Last week, Steven Pearlstein offered a Swiftian proposal in The Washington Post to legalize buying votes and thus make the bribing of voters -- already the norm in practice -- a legal norm as well. Clear away all the hypocritical rhetoric about democracy and get on with selling citizens and their votes to the highest bidders.
As usual, however, the timid Washington Post stops at water's edge, leaving us with a clumsy in between proposal that still forces big money to buy big power only indirectly, by going through voters. But why go through voters. What if they refuse to sell?
Yes, there is a better and swifter way to reunite money and political power. It will not only give the rich the access to office they crave, I mean, deserve, but will also contribute heftily to reducing the budget deficit. Don't sell votes, sell federal offices. Auction off seats in the House of Representatives starting with a floor of two billion per seat. Not cheap, but it comes with office space and a staff of a dozen or more young MBAs and Hill-lifers ready to serve the business of America, which as some GM tycoon said long ago, is American business.
With the House at two billion per seat, the Senate needs to go for at least 100 billion a seat -- but remember you get six years for that, not two, and the offices are much larger. The big prize, the White House, should start at 5 trillion, though I imagine that floor would be quickly exceeded. The pretty and, well, you'd have to say sort-of iconic building that comes with the office can probably be leased for a good sum, to offset some of the costs.
The Supreme Court is a special case, but since it will eventually have to pass on the constitutionality of selling public offices to private bidders, it probably also needs to go for a trillion per court seat. After all, if you want to buy not just public offices, but legitimacy as well, you gotta expect to pay out.
A simple solution, no? First of all, no more hypocrisy and hype. "Buying office" means what it says. Second, I mean, I'm no math whiz, but even if the entry level numbers are not bid up in auction, I think sale of the House of Representatives nets nearly a trillion, the Senate 10 trillion, the Supreme Court 9 trillion and the White House another 5 trillion. That's a cool 25 trillion, plus or minus a few hundred billion. Replicated every couple of years ad infinitum. Wouldn't THAT put a helluva dent in the national debt?
Of course, the purchasers might prefer to use the loot (see, it goes to government and they ARE government!) in another way, say to invade Iran, Egypt and North Korea, for which 25 trillion would be a pretty good down payment.
The country benefits coming and going. We finally get something for selling out democracy, and can watch American Idol and the Super Bowl without being interrupted by those endless Republican debates (dedicated to convincing us that selling government is a good thing, about which we will no longer need to be convinced) and those lofty presidential speeches about how the only way to produce jobs is drill baby drill (with the Arctic melting, what difference does it make anyway?), and hydrofrack some more along the way.
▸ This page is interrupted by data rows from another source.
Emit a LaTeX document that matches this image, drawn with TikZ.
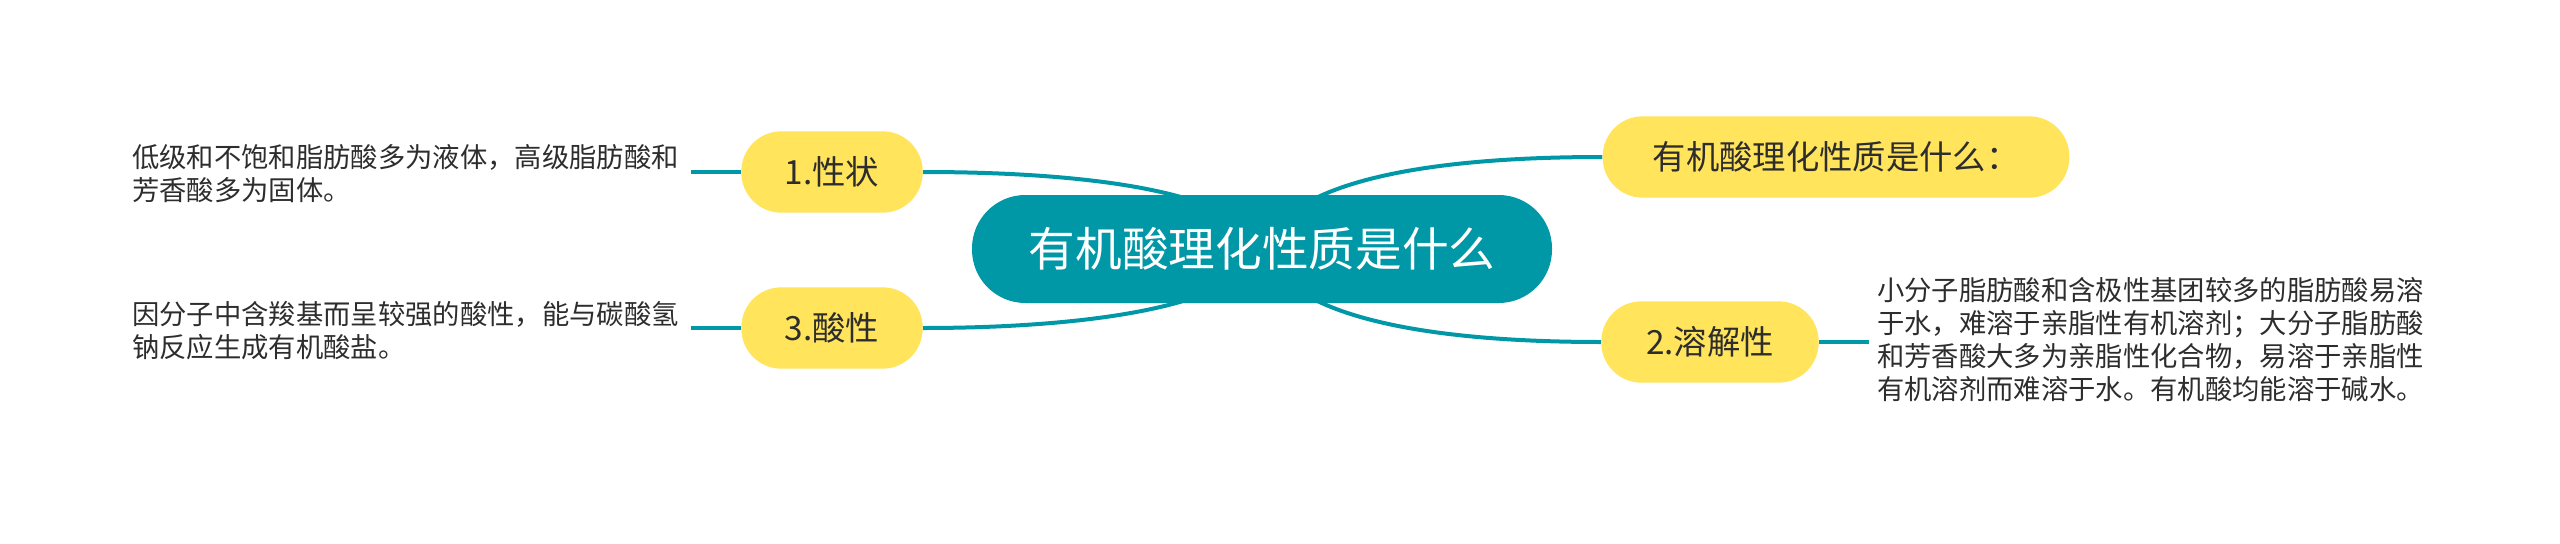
\documentclass[tikz,border=0pt]{standalone}
\usepackage{fontspec}
\setmainfont{Noto Sans CJK SC}
\usetikzlibrary{backgrounds}
\definecolor{mapteal}{RGB}{0,151,167}
\definecolor{mapyellow}{RGB}{255,228,92}
\definecolor{maptext}{RGB}{45,45,45}

\begin{document}
\begin{tikzpicture}[x=0.75pt,y=-0.75pt,
    rootbox/.style={fill=mapteal,text=white,rounded corners=40pt,minimum height=81pt,font=\fontsize{35}{42}\selectfont},
    topicbox/.style={fill=mapyellow,text=maptext,rounded corners=30pt,minimum height=61pt,font=\fontsize{25}{30}\selectfont},
    notebox/.style={text=maptext,align=left,inner xsep=6pt,font=\fontsize{20.5}{24.75}\selectfont},
    branch/.style={draw=mapteal,line width=3pt}]
    \useasboundingbox (0,0) rectangle (2560,543);
    \node (root) at (1262,249) [rootbox,minimum width=435pt] {有机酸理化性质是什么};
    \node (title) at (1836,157) [topicbox,minimum width=350pt] {有机酸理化性质是什么：};
    \node (n1) at (832,172) [topicbox,minimum width=136pt] {1.性状};
    \node (n2) at (1710,342) [topicbox,minimum width=163pt] {2.溶解性};
    \node (n3) at (832,328) [topicbox,minimum width=136pt] {3.酸性};
    \node (t1) at (691,174) [notebox,anchor=east,text width=413pt]
        {低级和不饱和脂肪酸多为液体，高级脂肪酸和\\芳香酸多为固体。};
    \node (t3) at (691,331) [notebox,anchor=east,text width=413pt]
        {因分子中含羧基而呈较强的酸性，能与碳酸氢\\钠反应生成有机酸盐。};
    \node (t2) at (1869,340) [notebox,anchor=west,text width=417pt]
        {小分子脂肪酸和含极性基团较多的脂肪酸易溶\\于水，难溶于亲脂性有机溶剂；大分子脂肪酸\\和芳香酸大多为亲脂性化合物，易溶于亲脂性\\有机溶剂而难溶于水。有机酸均能溶于碱水。};
    \begin{scope}[on background layer]
        \draw[branch] (root.center) .. controls +(28,-74) and +(-152,0) .. (title.west);
        \draw[branch] (root.center) .. controls +(28,74) and +(-152,0) .. (n2.west);
        \draw[branch] (root.center) .. controls +(-22,-59) and +(158,0) .. (n1.east);
        \draw[branch] (root.center) .. controls +(-22,59) and +(158,0) .. (n3.east);
        \draw[branch] (n1.west) -- (n1.west -| t1.east);
        \draw[branch] (n3.west) -- (n3.west -| t3.east);
        \draw[branch] (n2.east) -- (n2.east -| t2.west);
    \end{scope}
\end{tikzpicture}
\end{document}
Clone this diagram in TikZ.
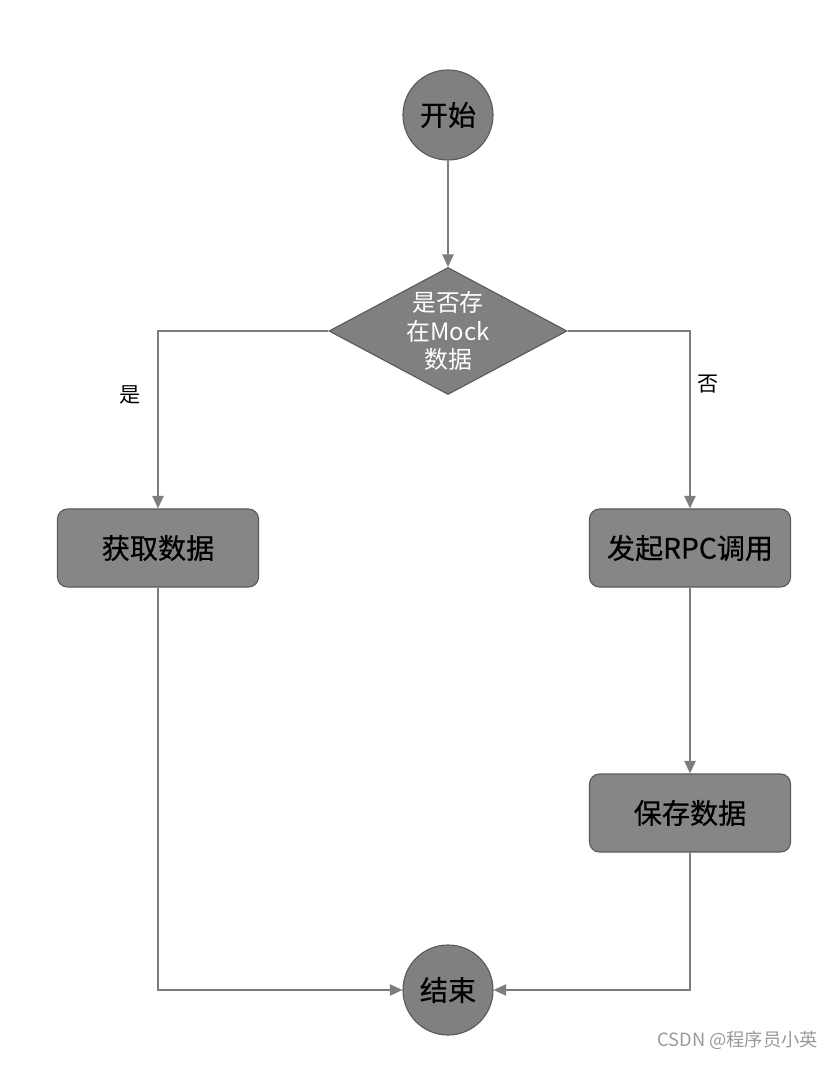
\documentclass[tikz,border=0pt]{standalone}
\usepackage{fontspec}
\setmainfont{Noto Sans CJK SC}
\newfontfamily\boxfont[FakeBold=0.5]{Noto Sans CJK SC}
\usepackage{tikz}
\usetikzlibrary{
  arrows.meta,
  positioning,
  shapes.geometric
}
\definecolor{flowgray}{RGB}{128,128,128}
\definecolor{edgegray}{RGB}{90,90,90}
\definecolor{linegray}{RGB}{125,125,125}

\begin{document}
\begin{tikzpicture}[x=0.025cm, y=-0.025cm,
  termnode/.style={circle, draw=edgegray, line width=0.8pt, fill=flowgray,
    minimum size=2.25cm, inner sep=0pt, font=\boxfont\fontsize{20pt}{24pt}\selectfont},
  decide/.style={diamond, draw=edgegray, line width=0.8pt, fill=flowgray,
    minimum width=5.95cm, minimum height=3.175cm, inner sep=0pt},
  decidetext/.style={align=center, text=white, inner sep=0pt,
    font=\fontsize{17pt}{20pt}\selectfont},
  procbox/.style={rectangle, rounded corners=0.25cm, draw=edgegray, line width=0.8pt,
    fill=flowgray!95!white, minimum width=5.025cm, minimum height=1.95cm,
    font=\boxfont\fontsize{20pt}{24pt}\selectfont},
  flowline/.style={draw=linegray, line width=1.4pt, -{Triangle[length=9pt, width=8pt]}},
  choice/.style={font=\fontsize{15pt}{18pt}\selectfont}
]

  %% Canvas
  \useasboundingbox (0,0) rectangle (837,1086);

  %% Nodes
  \node[termnode] (start) at (448,115) {开始};
  \node[decide, label={[decidetext]center:是否存\\在Mock\\数据}] (check) at (448,331) {};
  \node[procbox] (fetch) at (158,548) {获取数据};
  \node[procbox] (rpc) at (690,548) {发起RPC调用};
  \node[procbox] (save) at (690,813) {保存数据};
  \node[termnode] (stop) at (448,990) {结束};

  %% Connectors
  \draw[flowline] (start) -- (check);
  \draw[flowline] (check.west) -| (fetch.north)
    node[choice, pos=0.68, left=8pt] {是};
  \draw[flowline] (check.east) -| (rpc.north)
    node[choice, pos=0.65, right=1pt] {否};
  \draw[flowline] (rpc) -- (save);
  \draw[flowline] (fetch.south) |- (stop.west);
  \draw[flowline] (save.south) |- (stop.east);

  %% Watermark
  \node[anchor=east, text=gray!80, font=\fontsize{13pt}{15pt}\selectfont]
    (mark) at (823,1040) {CSDN @程序员小英};

\end{tikzpicture}
\end{document}
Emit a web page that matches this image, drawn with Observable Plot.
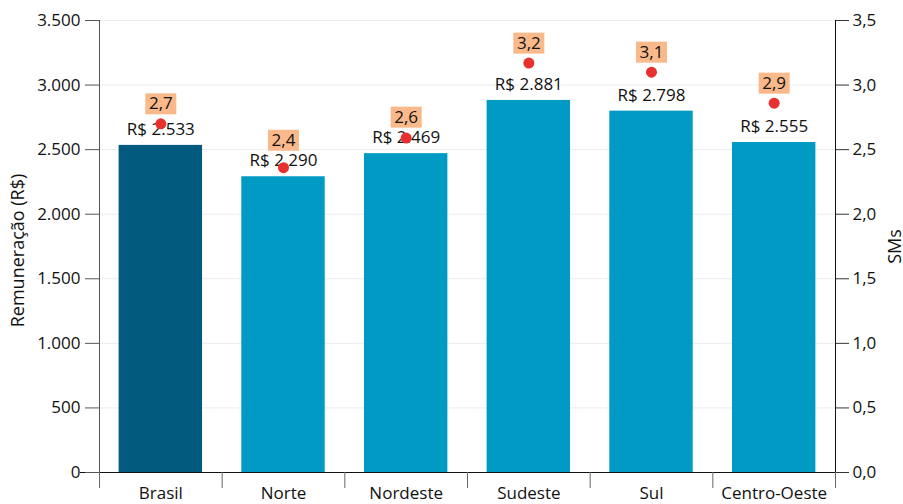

I mean, the oil industry already owns the country, so how about they actually PAY something for it!
Best of all, the private vendors who buy the public trust have a great way to recoup their investment: issue an IPO. That lets the public pay for selling off public power and accountability to private companies. And makes citizens stakeholders in the new system (kind of). And isn't that what democracy is all about?